To improve our understanding of active faulting away from the main plate boundary on New Zealand's South Island, we have acquired high resolution seismic data across the Ostler Fault Zone Twelve 1.2 km long lines perpendicular to fault strike and a 1.6 km long crossline were collected in a region of the MacKenzie Basin where surface mapping delineates significant complexity in the form of two non-overlapping reverse fault strands separated by a transfer zone characterised by multiple smaller strands and increased folding. Interpretation of the resultant images includes a 45–55° west-dipping principal fault and two 25–30° west-dipping subsidiary faults, one in the hanging wall and one in the footwall of the principal fault. The geologically mapped complexities are shown to be caused by shallow variations in the structure of the principal fault, which breaks the surface in the north and south but not within the transfer zone, where it forms a triangle zone with associated backthrusting and minor faulting. These complexities only extend to ~ 300 m depth. Structures below this level are markedly simpler and much more 2D in nature, with the principal fault strand extending over a much longer distance than the individual strands observed at the surface. Since longer faults are susceptible to larger earthquakes than shorter ones, seismic hazard at the study site may be higher than previously thought. Multiple surface fault strands that give way to a single more major stand at relatively shallow depths may be a common feature of segmented fault systems.The deepest layered reflections at our site are consistent with the presence of a Late Cretaceous (?)–Tertiary basin underlying the present-day MacKenzie Basin. Structural restoration of the seismic images back to the base of Quaternary fluvioglacial terraces and back to the top of a Late Pliocene–Pleistocene fluviolacustrine unit indicate that compression was initiated prior to the Late Pliocene and that it has continued at a comparatively steady rate of about a millimetre per year to the present day. The fluviolacustrine unit has experienced 440–800 m of along-fault vertical offset and 870–1080 m of horizontal shortening since that time. Our study demonstrates that structural reconstructions based on high resolution seismic reflection data provide critical displacement information that can be used to estimate slip rates.

Research Highlights
► 13 high resolution seismic reflection lines across the Ostler Fault Zone reveal complex geometry varying along-fault strike.
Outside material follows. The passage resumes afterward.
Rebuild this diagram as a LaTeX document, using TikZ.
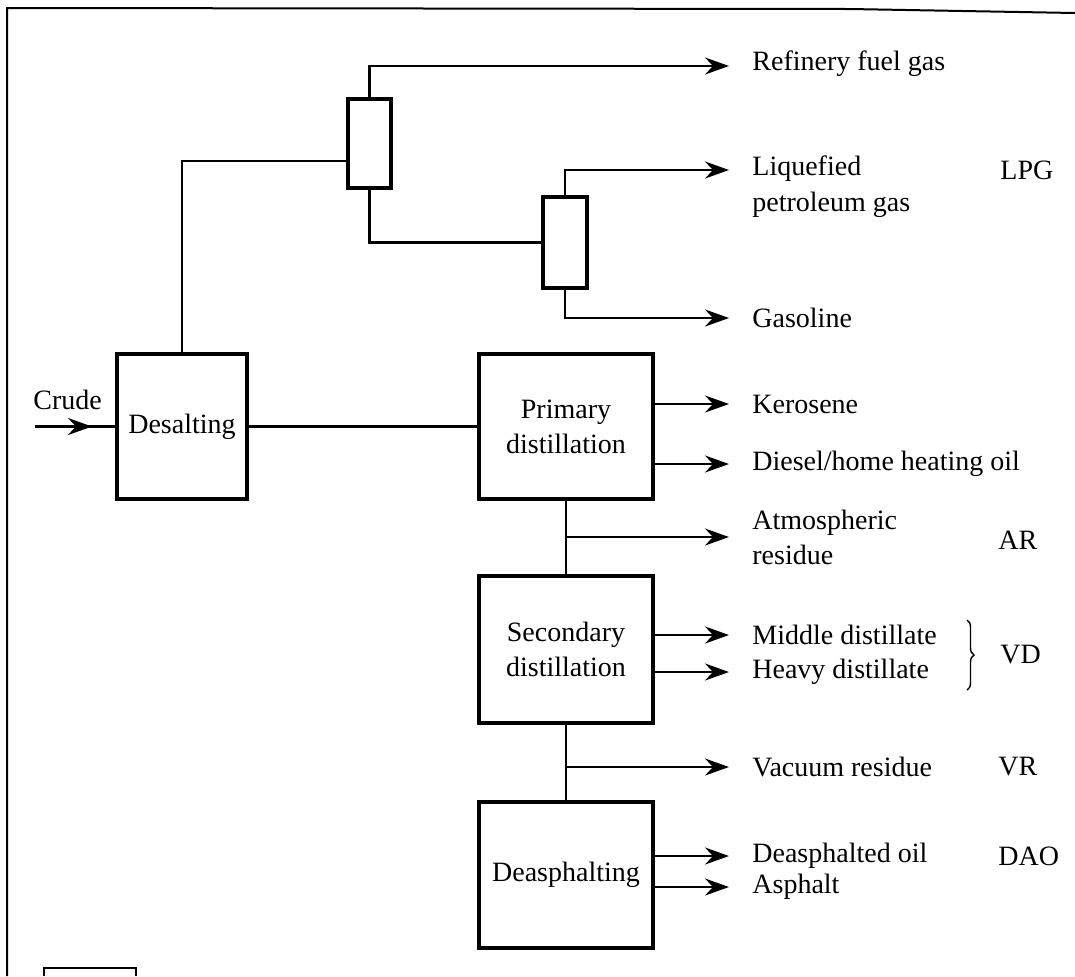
\documentclass[tikz,border=0pt]{standalone}
\usepackage{fontspec}
\setmainfont{Liberation Serif}
\usetikzlibrary{arrows.meta,calc,decorations.pathreplacing}
\begin{document}
\begin{tikzpicture}[x=0.5pt,y=-0.5pt,
  every node/.style={font=\fontsize{14}{17.5}\selectfont},
  unitbox/.style 2 args={draw,line width=1.6pt,minimum width=#1,minimum height=#2,inner sep=0pt,align=center},
  flow/.style={line width=1.4pt},
  tip/.style={-{Stealth[length=12pt,width=8.5pt,inset=4pt]}},
  arr/.style={flow,tip,shorten >=#1},
  arr/.default=11.5pt,
  prod/.style={anchor=west,inner sep=0pt},
  frame/.style={line width=1pt}]
\useasboundingbox (0,0) rectangle (1075,976);

% page frame
\draw[frame] (7,976) -- (7,8) -- (850,9) -- (1075,13);
\draw[frame] (44,976) -- (44,968) -- (136,968) -- (136,976);

% process units
\node[unitbox={65pt}{72.5pt}] (desalt) at (182,426.5) {Desalting};
\node[unitbox={21.5pt}{44.5pt}] (col1) at (369.5,143.5) {};
\node[unitbox={22pt}{45.5pt}] (col2) at (565,242.5) {};
\node[unitbox={87pt}{72.5pt}] (prim) at (566,426.5) {Primary\\distillation};
\node[unitbox={87pt}{73.5pt}] (sec) at (566,649.5) {Secondary\\distillation};
\node[unitbox={87pt}{73pt}] (deas) at (566,875) {Deasphalting};

% product labels
\node[prod] (crude) at (33,400) {Crude};
\node[prod] (fuel) at (752,64) {Refinery fuel gas};
\node[prod] (lpg1) at (752,169) {Liquefied};
\node[prod] (lpg2) at (752,205) {petroleum gas};
\node[prod] (lpgab) at (1000,170) {LPG};
\node[prod] (gaso) at (752,318) {Gasoline};
\node[prod] (kero) at (752,404) {Kerosene};
\node[prod] (dies) at (752,464) {Diesel/home heating oil};
\node[prod,align=left] (atm) at (752,537) {Atmospheric\\residue};
\node[prod] (arab) at (998,540) {AR};
\node[prod] (mid) at (752,635) {Middle distillate};
\node[prod] (heavy) at (752,672) {Heavy distillate};
\node[prod] (vdab) at (1000,655) {VD};
\node[prod] (vac) at (752,767) {Vacuum residue};
\node[prod] (vrab) at (998,767) {VR};
\node[prod] (dao) at (752,856) {Deasphalted oil};
\node[prod] (asph) at (752,887) {Asphalt};
\node[prod] (daoab) at (998,856) {DAO};

% crude feed
\coordinate (crudein) at (35,426.5);
\draw[flow] (crudein) -- (desalt.west);
\draw[flow,tip] (crudein) -- ++(57,0);

% gas plant
\draw[flow] (desalt.north) |- ($(col1.west)+(0,17.5)$);
\draw[arr] (col1.north) |- (fuel.west |- 0,66);
\draw[flow] (col1.south) |- (col2.west);
\draw[arr] (col2.north) |- (lpg1.west |- 0,170);
\draw[arr] (col2.south) |- (gaso);

% distillation train
\draw[flow] (desalt.east) -- (prim.west);
\draw[arr] (prim.east |- kero) -- (kero);
\draw[arr] (prim.east |- dies) -- (dies);
\draw[flow] (prim.south) -- (sec.north);
\draw[arr] (prim.south |- atm) -- (atm);
\draw[arr] (sec.east |- mid) -- (mid);
\draw[arr] (sec.east |- heavy) -- (heavy);
\draw[flow] (sec.south) -- (deas.north);
\draw[arr] (sec.south |- vac) -- (vac);
\draw[arr] (deas.east |- dao) -- (dao);
\draw[arr] (deas.east |- asph) -- (asph);

% vacuum distillate bracket
\draw[line width=0.7pt,decorate,decoration={brace,amplitude=3.5pt}]
  (967,620) -- (967,690);
\end{tikzpicture}
\end{document}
► Complex geometry related to fault segmentation is a surficial feature only, with a single continuous fault strand imaged at depths > 300 m.
► An older sedimentary basin fill that does not outcrop anywhere in the basin is revealed in the hanging wall of the fault, consistent with the interpretation of the Ostler Fault as a reactivated basement normal fault.
► Reconstructions of the interpreted sections show relatively constant deformation rates of ~ 0.3–1.4 mm/year since the Late Pliocene–Pleistocene.